Pilihan berikutnya adalah gugatan kelompok atau class action. Jika ada banyak konsumen mengalami kerugian yang sama, maka dimungkinkan adanya gugatan kelompok. Gugatan dilakukan oleh salah satu konsumen saja, mengatasnamakan kelompok konsumen, namun keputusan hakim yang dijatuhkan berlaku untuk semua konsumen yang mengalami situasi yang sama. Misalnya, ada penumpang Batavia Air bernama pak Joko mengajukan gugatan class action. Jika hakim menjatuhkan putusan agar tergugat membayar gagti rugi sejumlah tertentu kepada pak Joko, maka konsumen lain yang mengalami nasib serupa (walau tidak ikut menggugat) dapat memperolah ganti rugi yang sama. Yang dibutuhkan hanyalah bukti transaksi.

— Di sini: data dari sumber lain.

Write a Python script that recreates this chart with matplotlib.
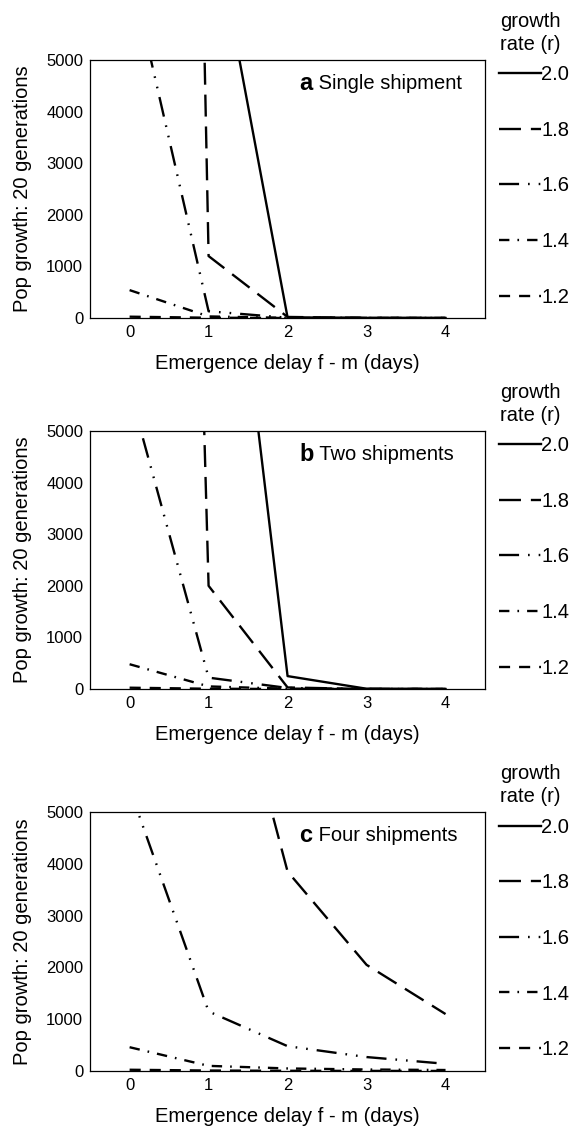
import matplotlib.pyplot as plt
from matplotlib.lines import Line2D

plt.rcParams['font.family'] = ['Liberation Sans', 'DejaVu Sans']

# emergence delay f - m (days)
delay = [0, 1, 2, 3, 4]

# pop growth after 20 generations, one list per growth rate r
# panel a: single shipment
a_r20 = [30000, 8200, 10, 2, 0]
a_r18 = [77000, 1200, 20, 1, 0]
a_r16 = [6800, 130, 5, 0, 0]
a_r14 = [540, 30, 2, 0, 0]
a_r12 = [25, 5, 0, 0, 0]

# panel b: two shipments
b_r20 = [40000, 13100, 250, 5, 0]
b_r18 = [56500, 2000, 30, 0, 0]
b_r16 = [5800, 220, 20, 0, 0]
b_r14 = [480, 50, 5, 0, 0]
b_r12 = [25, 5, 0, 0, 0]

# panel c: four shipments
c_r20 = [100000, 60000, 40000, 25000, 15000]
c_r18 = [30000, 9600, 3850, 2050, 1100]
c_r16 = [5450, 1150, 480, 270, 140]
c_r14 = [460, 100, 50, 30, 20]
c_r12 = [25, 10, 5, 3, 2]

rates = ['2.0', '1.8', '1.6', '1.4', '1.2']
styles = ['-',
          (0, (9.3, 4.2)),
          (0, (8.5, 3.8, 0.7, 3.8, 0.7, 3.8)),
          (0, (4.4, 3.4, 0.7, 3.4)),
          (0, (4.7, 3.8))]
lw = 1.7

panels = [
    ('a', 'Single shipment', [a_r20, a_r18, a_r16, a_r14, a_r12]),
    ('b', 'Two shipments', [b_r20, b_r18, b_r16, b_r14, b_r12]),
    ('c', 'Four shipments', [c_r20, c_r18, c_r16, c_r14, c_r12]),
]

# axes boxes in figure fraction
boxes = [
    [0.157, 0.7176, 0.688, 0.2291],
    [0.157, 0.3881, 0.688, 0.2291],
    [0.157, 0.0488, 0.688, 0.2301],
]

fig = plt.figure(figsize=(5.74, 11.26), dpi=100)

for (letter, title, series), box in zip(panels, boxes):
    ax = fig.add_axes(box)
    for vals, ls in zip(series, styles):
        ax.plot(delay, vals, color='black', lw=lw, linestyle=ls)

    ax.set_xlim(-0.5, 4.5)
    ax.set_ylim(0, 5000)
    ax.set_xticks(delay)
    ax.set_yticks([0, 1000, 2000, 3000, 4000, 5000])
    ax.tick_params(length=0, labelsize=12, pad=5)
    for sp in ax.spines.values():
        sp.set_linewidth(0.9)

    ax.set_xlabel('Emergence delay f - m (days)', fontsize=14.5, labelpad=10)
    ax.set_ylabel('Pop growth: 20 generations', fontsize=14.5, labelpad=10)

    t = ax.text(0.53, 0.91, letter, transform=ax.transAxes, fontsize=17,
                fontweight='bold', va='center', ha='left')
    ax.annotate(' ' + title, xy=(1, 0.5), xycoords=t, va='center', ha='left',
                fontsize=14.5)

    # legend outside on the right, title drawn separately
    ax.text(1.038, 1.185, 'growth\nrate (r)', transform=ax.transAxes,
            fontsize=14.5, va='top', ha='left', linespacing=1.25)
    handles = [Line2D([], [], color='black', lw=lw, linestyle=ls) for ls in styles]
    ax.legend(handles, rates, loc='center left', bbox_to_anchor=(1.035, 0.512),
              frameon=False, fontsize=14.5, handlelength=2.1,
              handletextpad=0.0, labelspacing=1.82, borderpad=0,
              borderaxespad=0)

fig.savefig('out.png', dpi=100)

Semoga informasi ini bermanfaat bagi penumpang Batavia Air. Sesungguhnya Undang-undang Perlindungan Konsumen telah menyediakan seperangkat cara bagi konsumen untuk menuntut hak-haknya. Apalagi dalam UUPK ini juga diterapkan asas pembuktian terbalik untuk semakin memudahkan konsumen. Dalam asas peradilan umum, siapa yang menggugat maka dia berkewajiban untuk melakukan pembuktian. Akan tetapi dalam peradilan konsumen, kewajiban pembuktian itu dibebankan kepada pelaku usaha. Ambil contoh dalam kasus Batavia Air ini jika ada konsumen yang menggugat ganti rugi karena kehilangan peluang usaha gara-gara batal terbang, maka pihak tergugat yang berkewajiban membuktikan yang menyanggah adanya kerugian tersebut. Semoga bermanfaat.